Consider the expression $a_i(\theta_p - b_i)$.
Now define new values:
- $b_i^* = (b_i + k_1) / k_2$
- $\theta_p^* = (\theta_p + k_1) / k_2$
- $a_i^* = k_2 \times a_i$
- $c_i^* = c_i$
It will be true that: $a_i(\theta_p - b_i) = a_i^*(\theta_p^* - b_i^*)$
### Resolving Scale Indeterminacy
There are two main approaches:
#### 1. Item-Side Anchoring
- Place constraints on item parameters (e.g., mean item difficulty = 0)

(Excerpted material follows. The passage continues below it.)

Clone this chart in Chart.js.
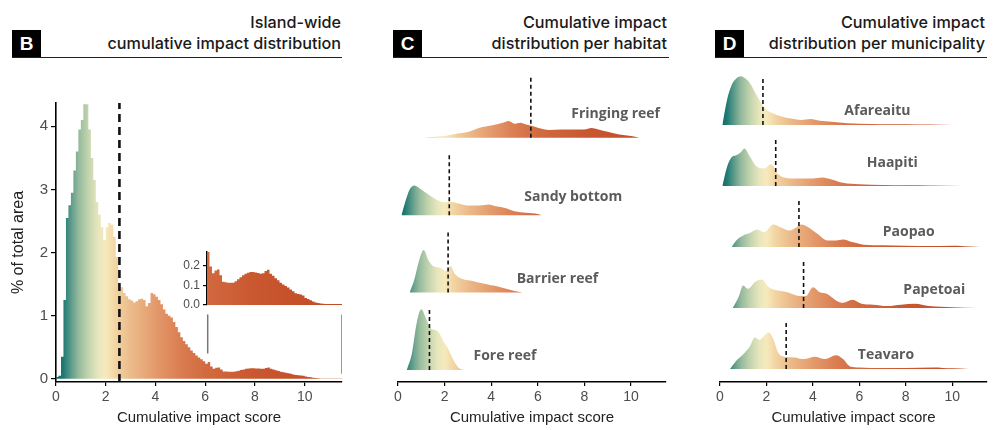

- Freely estimate the $\theta$ distribution
- More common in Rasch modeling and in Europe
#### 2. Person-Side Anchoring
- Fix distribution of $\theta$ to have mean = 0 and SD = 1
- Freely estimate item parameters
- More common in US and in achievement testing
### Practical Implications
1. **Comparing across studies**: Must ensure same scale/anchoring
2. **Linking**: Need anchor items or anchor persons to equate scales
3. **Interpretation**: The absolute value of $\theta$ is arbitrary; only relative positions matter
---
## Summary
### Assumptions
| Assumption | Description | Violation Consequences |
|:-----------|:------------|:-----------------------|
| Local Independence | Responses independent given $\theta$ | Biased parameter estimates |
| Dimensionality | Correct number of latent dimensions | Local dependence, poor fit |
| Functional Form | ICC follows logistic/normal ogive | Poor item fit |
| Continuous $\theta$ | Latent variable is continuous | (Rarely problematic) |
### Properties
| Property | Description | Practical Implication |
|:---------|:------------|:---------------------|
| Parameter Invariance | Parameters same across groups | Enables fair comparison |
| Scale Indeterminacy | Scale defined up to linear transform | Need anchoring conventions |
### Key Takeaways
1. **Local independence** is crucial - violations can seriously bias estimates
2. **Dimensionality** should be checked before fitting unidimensional models
3. **Parameter invariance** is a property, not an assumption - it holds if model fits
4. **Scale indeterminacy** means we need conventions to interpret parameters
5. Always check model assumptions before interpreting results!